Return only the lines from the top of the data down to the one that holds "plt.rcParams['font.family'] = ['Lato', 'DejaVu", both included, without any pictures.

Given material:
○ ○ ○ ○ ○
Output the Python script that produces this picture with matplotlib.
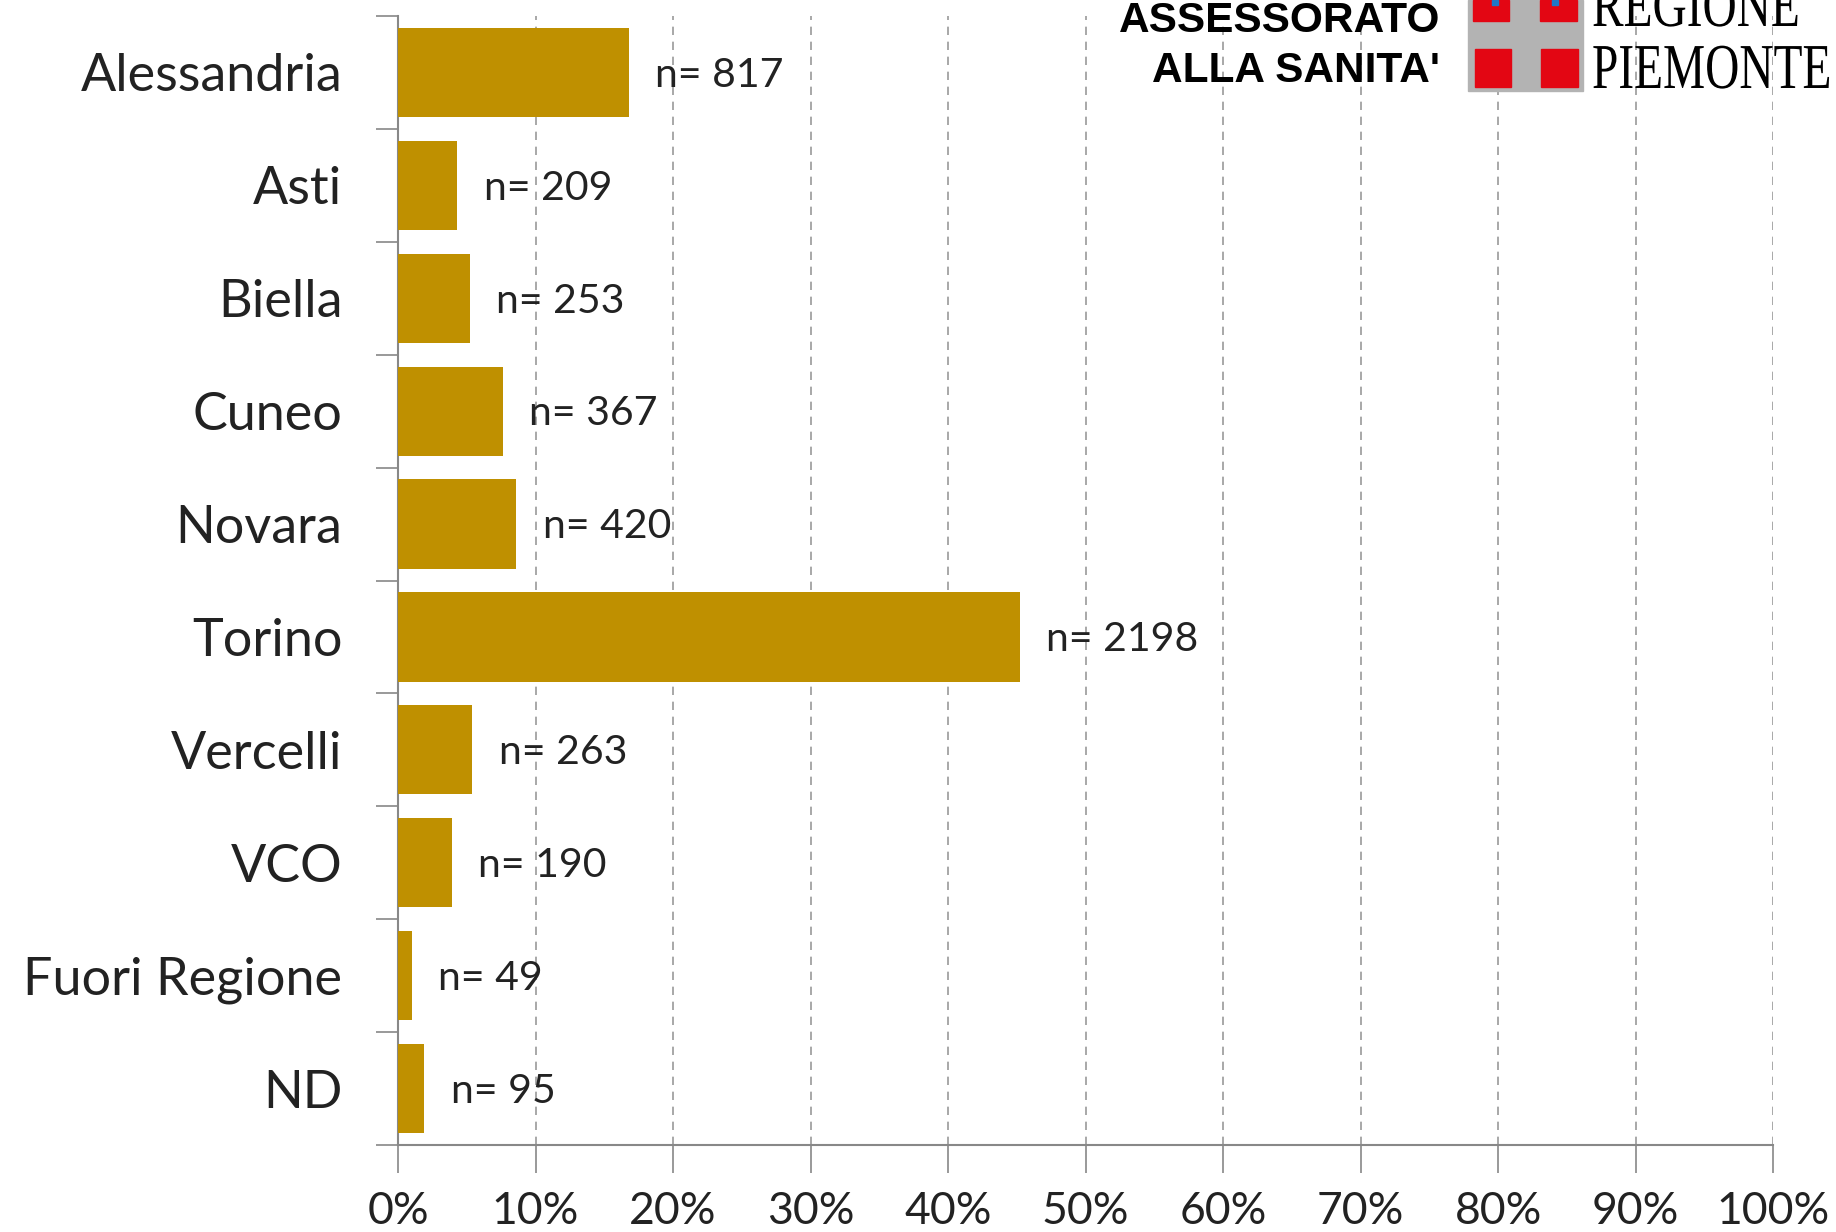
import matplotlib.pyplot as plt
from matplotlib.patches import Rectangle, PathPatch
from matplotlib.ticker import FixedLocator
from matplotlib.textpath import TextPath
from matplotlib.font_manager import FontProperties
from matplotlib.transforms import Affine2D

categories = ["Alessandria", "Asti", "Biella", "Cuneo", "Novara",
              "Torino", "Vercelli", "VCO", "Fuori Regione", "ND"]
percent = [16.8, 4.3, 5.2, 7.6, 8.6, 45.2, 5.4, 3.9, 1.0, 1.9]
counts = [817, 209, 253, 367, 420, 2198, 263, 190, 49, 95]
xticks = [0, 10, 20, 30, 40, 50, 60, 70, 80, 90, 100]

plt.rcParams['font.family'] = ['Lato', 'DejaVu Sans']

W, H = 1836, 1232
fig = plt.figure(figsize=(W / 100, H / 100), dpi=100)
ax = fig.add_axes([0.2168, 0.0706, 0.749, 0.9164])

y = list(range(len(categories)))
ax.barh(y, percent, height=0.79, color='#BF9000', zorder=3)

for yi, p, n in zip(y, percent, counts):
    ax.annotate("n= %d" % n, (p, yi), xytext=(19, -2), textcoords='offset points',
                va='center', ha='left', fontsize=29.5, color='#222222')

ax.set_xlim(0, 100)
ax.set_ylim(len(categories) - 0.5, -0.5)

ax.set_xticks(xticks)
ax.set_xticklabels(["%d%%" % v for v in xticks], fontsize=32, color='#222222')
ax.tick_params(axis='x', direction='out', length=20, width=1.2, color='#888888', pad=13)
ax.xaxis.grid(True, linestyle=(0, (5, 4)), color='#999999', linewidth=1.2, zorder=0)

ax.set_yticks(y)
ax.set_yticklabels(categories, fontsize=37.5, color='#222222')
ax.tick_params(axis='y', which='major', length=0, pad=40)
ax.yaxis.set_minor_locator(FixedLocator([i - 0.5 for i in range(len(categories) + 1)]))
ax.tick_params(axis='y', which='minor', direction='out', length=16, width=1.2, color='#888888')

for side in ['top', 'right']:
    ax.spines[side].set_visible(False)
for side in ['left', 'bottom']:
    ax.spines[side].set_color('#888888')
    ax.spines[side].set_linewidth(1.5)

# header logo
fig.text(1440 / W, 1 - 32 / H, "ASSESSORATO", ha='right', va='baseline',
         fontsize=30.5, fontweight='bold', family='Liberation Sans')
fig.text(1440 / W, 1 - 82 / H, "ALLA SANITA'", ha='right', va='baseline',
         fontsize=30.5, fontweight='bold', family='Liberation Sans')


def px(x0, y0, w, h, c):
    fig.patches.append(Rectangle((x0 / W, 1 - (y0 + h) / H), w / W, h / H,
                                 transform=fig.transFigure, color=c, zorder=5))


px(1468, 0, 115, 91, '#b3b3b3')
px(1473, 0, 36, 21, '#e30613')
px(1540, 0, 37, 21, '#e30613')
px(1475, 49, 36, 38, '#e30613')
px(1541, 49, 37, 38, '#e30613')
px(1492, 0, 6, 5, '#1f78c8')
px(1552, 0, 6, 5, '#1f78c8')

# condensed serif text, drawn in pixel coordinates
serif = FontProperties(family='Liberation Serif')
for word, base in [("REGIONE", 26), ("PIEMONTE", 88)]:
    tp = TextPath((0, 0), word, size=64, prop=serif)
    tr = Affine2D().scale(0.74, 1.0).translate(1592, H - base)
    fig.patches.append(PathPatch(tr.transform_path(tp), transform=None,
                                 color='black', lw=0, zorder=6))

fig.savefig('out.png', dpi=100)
○ ○ ○ ○ ○
Written reply:
Output the Python script that produces this picture with matplotlib.
import matplotlib.pyplot as plt
from matplotlib.patches import Rectangle, PathPatch
from matplotlib.ticker import FixedLocator
from matplotlib.textpath import TextPath
from matplotlib.font_manager import FontProperties
from matplotlib.transforms import Affine2D

categories = ["Alessandria", "Asti", "Biella", "Cuneo", "Novara",
              "Torino", "Vercelli", "VCO", "Fuori Regione", "ND"]
percent = [16.8, 4.3, 5.2, 7.6, 8.6, 45.2, 5.4, 3.9, 1.0, 1.9]
counts = [817, 209, 253, 367, 420, 2198, 263, 190, 49, 95]
xticks = [0, 10, 20, 30, 40, 50, 60, 70, 80, 90, 100]

plt.rcParams['font.family'] = ['Lato', 'DejaVu Sans']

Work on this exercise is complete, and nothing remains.